> **WRITTEN TASK**: Repeat only the lines below that run from the line with "Recreate this image" to the line with "const yTicks = [0, 20, 40, 60, 80, 100, 120, 140];", ends included; skip every picture.

(Rows from a dataset of charts and code)
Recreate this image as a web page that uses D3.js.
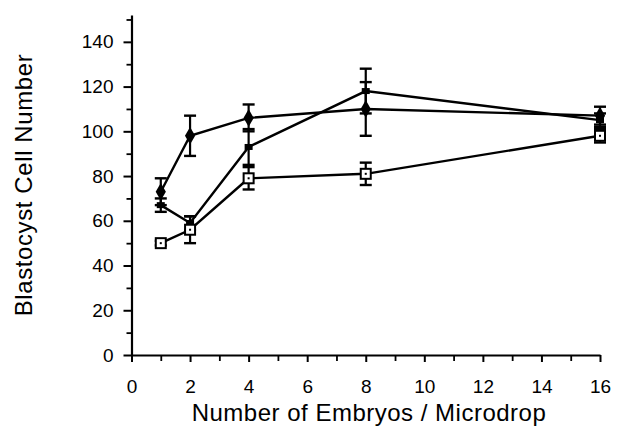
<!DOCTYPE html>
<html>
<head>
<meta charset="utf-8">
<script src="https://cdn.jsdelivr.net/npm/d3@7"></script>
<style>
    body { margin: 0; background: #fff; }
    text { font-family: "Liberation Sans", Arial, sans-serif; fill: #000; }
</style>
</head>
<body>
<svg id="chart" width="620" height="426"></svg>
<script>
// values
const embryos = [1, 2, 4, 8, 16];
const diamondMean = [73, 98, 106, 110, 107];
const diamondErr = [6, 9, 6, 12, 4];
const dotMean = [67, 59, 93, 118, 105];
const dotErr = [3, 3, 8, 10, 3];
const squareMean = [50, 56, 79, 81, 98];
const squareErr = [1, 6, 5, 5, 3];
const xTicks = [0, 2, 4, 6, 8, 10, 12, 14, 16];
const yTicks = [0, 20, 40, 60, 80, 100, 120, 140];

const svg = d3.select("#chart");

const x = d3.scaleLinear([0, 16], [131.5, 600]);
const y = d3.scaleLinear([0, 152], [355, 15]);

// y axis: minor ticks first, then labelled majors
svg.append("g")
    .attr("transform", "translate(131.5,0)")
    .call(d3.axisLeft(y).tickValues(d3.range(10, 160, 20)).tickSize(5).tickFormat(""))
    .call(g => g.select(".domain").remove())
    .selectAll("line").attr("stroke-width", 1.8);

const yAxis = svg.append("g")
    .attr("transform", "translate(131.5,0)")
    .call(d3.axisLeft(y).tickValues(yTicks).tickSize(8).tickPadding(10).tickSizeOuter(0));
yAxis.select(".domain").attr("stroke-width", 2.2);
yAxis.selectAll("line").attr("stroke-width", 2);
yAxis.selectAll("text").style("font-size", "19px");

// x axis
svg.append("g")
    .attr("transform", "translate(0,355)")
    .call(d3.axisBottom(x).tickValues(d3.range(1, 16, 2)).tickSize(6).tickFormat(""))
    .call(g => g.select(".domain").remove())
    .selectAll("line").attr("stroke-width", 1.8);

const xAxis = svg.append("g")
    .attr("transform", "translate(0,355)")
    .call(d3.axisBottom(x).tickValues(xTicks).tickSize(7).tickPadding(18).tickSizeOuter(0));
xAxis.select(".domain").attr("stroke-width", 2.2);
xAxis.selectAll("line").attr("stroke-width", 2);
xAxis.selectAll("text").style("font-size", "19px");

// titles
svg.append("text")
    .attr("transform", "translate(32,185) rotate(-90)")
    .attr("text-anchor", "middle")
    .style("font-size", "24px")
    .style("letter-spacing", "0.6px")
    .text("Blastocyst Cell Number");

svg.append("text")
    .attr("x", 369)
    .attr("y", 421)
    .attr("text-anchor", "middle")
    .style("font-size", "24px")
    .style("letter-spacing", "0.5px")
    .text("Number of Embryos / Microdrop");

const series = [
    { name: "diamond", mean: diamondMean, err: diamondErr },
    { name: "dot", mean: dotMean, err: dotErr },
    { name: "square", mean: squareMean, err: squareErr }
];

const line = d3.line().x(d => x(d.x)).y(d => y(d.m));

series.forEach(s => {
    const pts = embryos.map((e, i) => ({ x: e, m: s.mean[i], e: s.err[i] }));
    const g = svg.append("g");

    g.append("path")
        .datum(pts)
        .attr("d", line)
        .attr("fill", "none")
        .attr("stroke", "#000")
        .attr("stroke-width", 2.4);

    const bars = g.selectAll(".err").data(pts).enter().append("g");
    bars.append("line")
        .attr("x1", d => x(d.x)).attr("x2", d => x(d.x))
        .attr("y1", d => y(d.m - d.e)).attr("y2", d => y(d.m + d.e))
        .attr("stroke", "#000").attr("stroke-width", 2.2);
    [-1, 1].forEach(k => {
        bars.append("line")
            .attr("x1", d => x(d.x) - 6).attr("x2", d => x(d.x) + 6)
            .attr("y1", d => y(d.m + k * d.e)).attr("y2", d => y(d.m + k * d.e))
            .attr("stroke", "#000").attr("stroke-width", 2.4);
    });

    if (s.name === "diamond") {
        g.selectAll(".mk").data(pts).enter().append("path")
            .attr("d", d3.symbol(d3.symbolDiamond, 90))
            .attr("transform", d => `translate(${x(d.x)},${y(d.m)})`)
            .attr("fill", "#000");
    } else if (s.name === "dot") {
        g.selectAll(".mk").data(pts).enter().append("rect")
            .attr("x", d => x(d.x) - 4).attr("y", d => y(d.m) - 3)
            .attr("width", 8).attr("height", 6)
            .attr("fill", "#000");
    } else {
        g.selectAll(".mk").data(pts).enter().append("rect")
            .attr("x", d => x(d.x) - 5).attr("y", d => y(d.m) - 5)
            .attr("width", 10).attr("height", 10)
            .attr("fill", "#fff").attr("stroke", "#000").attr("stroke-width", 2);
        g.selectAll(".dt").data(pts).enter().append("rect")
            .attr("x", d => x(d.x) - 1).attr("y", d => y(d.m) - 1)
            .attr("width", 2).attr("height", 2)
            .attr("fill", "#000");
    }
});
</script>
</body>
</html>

---

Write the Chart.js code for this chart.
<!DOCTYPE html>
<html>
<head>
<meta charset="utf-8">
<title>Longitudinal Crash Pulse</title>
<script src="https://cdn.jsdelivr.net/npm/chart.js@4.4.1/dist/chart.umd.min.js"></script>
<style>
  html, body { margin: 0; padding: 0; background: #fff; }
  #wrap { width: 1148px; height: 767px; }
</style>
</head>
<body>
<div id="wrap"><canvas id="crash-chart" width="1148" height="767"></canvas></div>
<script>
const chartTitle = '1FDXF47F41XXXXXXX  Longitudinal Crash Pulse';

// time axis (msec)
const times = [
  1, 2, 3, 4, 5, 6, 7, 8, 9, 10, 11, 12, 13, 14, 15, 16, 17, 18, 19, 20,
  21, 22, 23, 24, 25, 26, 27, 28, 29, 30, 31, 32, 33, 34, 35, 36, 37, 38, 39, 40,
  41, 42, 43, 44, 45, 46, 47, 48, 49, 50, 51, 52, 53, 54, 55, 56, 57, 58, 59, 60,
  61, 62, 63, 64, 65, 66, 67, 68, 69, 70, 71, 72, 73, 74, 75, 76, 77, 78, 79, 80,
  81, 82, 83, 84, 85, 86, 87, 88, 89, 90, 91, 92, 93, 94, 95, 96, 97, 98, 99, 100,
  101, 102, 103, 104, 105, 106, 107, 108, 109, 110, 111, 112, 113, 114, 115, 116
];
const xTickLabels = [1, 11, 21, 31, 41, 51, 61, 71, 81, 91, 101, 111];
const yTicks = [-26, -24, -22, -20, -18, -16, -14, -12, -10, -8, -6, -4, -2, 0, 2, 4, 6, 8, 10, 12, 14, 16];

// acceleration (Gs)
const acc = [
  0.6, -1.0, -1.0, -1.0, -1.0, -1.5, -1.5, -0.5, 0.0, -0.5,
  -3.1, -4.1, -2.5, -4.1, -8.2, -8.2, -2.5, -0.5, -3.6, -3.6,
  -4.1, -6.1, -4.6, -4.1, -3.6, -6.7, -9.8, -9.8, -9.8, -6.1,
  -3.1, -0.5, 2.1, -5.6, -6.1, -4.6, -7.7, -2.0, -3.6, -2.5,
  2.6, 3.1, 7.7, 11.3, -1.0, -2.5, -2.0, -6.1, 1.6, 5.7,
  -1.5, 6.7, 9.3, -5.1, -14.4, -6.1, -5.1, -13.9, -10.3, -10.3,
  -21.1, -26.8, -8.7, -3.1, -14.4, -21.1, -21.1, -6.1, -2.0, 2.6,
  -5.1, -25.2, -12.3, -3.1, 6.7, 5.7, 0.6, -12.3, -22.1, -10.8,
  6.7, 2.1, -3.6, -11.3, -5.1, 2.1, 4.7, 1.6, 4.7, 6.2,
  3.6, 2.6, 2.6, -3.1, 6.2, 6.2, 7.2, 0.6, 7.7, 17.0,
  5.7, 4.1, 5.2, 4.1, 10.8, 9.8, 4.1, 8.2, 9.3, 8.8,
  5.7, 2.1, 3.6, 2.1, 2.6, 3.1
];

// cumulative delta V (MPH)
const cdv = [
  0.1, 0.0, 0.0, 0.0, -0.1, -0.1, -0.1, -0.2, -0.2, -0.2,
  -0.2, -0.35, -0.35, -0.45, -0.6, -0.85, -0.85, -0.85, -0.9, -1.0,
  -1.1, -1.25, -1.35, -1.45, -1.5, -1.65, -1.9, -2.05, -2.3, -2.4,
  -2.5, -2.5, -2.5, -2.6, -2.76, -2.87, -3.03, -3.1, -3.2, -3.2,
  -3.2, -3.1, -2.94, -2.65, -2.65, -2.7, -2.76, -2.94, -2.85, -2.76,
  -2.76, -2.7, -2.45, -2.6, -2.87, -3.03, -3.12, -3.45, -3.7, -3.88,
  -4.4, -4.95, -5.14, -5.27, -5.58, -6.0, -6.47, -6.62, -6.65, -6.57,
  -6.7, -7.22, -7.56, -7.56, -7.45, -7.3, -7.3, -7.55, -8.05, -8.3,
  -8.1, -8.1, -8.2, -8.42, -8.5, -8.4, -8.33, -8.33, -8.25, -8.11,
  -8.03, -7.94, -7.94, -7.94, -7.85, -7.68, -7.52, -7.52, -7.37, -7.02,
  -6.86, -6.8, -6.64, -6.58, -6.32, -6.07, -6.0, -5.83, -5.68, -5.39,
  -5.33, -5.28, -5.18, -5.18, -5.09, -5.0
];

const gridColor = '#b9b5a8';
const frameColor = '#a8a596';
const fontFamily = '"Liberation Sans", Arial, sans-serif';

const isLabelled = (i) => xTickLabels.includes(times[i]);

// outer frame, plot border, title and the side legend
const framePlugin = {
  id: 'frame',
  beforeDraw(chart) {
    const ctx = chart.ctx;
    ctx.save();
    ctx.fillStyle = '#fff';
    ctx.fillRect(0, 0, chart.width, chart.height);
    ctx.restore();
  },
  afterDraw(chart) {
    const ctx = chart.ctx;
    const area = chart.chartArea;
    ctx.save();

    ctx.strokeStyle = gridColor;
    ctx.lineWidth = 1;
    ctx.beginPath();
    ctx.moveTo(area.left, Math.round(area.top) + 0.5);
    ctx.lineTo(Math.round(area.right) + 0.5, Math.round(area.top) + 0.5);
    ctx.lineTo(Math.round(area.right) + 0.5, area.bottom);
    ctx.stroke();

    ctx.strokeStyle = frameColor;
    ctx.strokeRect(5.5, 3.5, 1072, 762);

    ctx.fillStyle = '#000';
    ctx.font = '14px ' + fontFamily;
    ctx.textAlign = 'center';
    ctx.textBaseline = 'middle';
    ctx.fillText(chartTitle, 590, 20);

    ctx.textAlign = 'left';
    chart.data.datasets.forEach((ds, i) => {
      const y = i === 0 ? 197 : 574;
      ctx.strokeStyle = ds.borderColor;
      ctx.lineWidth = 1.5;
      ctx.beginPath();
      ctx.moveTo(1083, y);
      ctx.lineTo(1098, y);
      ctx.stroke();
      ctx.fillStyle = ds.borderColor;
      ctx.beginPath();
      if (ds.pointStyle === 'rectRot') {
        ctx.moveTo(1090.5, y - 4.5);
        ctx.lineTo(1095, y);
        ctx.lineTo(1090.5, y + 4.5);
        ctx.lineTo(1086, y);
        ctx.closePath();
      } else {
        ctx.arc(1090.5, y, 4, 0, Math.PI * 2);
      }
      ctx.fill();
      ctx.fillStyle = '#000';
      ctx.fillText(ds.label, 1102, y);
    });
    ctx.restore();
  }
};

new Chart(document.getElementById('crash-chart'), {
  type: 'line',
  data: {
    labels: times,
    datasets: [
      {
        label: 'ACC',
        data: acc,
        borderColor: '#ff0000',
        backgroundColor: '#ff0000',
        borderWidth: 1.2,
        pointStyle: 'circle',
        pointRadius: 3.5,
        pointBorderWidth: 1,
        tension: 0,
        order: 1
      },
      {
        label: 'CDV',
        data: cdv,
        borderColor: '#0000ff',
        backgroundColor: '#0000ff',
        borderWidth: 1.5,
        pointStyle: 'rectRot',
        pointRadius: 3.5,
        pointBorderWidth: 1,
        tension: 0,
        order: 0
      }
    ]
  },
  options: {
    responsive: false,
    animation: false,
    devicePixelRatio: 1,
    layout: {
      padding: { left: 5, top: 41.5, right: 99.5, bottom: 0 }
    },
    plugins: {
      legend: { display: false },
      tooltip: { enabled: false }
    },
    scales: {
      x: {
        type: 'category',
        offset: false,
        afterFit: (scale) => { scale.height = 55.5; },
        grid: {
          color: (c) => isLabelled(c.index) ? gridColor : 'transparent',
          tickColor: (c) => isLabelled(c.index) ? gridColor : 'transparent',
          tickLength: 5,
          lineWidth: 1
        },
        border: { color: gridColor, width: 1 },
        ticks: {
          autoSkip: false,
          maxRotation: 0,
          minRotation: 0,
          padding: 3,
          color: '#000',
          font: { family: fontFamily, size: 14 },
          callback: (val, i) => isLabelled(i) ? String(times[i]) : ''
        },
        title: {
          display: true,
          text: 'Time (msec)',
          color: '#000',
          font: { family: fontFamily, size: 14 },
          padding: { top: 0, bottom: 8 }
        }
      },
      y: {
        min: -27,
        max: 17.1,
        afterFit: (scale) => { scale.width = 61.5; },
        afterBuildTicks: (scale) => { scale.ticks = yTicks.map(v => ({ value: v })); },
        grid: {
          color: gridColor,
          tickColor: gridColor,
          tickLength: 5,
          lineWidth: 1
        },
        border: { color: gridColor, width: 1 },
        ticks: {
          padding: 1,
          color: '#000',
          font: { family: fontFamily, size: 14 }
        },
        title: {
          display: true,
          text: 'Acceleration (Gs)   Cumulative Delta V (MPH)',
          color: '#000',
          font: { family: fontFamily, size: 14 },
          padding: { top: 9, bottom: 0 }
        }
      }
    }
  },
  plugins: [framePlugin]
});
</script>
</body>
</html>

> **RESULT OF THE TASK**:
Recreate this image as a web page that uses D3.js.
<!DOCTYPE html>
<html>
<head>
<meta charset="utf-8">
<script src="https://cdn.jsdelivr.net/npm/d3@7"></script>
<style>
    body { margin: 0; background: #fff; }
    text { font-family: "Liberation Sans", Arial, sans-serif; fill: #000; }
</style>
</head>
<body>
<svg id="chart" width="620" height="426"></svg>
<script>
// values
const embryos = [1, 2, 4, 8, 16];
const diamondMean = [73, 98, 106, 110, 107];
const diamondErr = [6, 9, 6, 12, 4];
const dotMean = [67, 59, 93, 118, 105];
const dotErr = [3, 3, 8, 10, 3];
const squareMean = [50, 56, 79, 81, 98];
const squareErr = [1, 6, 5, 5, 3];
const xTicks = [0, 2, 4, 6, 8, 10, 12, 14, 16];
const yTicks = [0, 20, 40, 60, 80, 100, 120, 140];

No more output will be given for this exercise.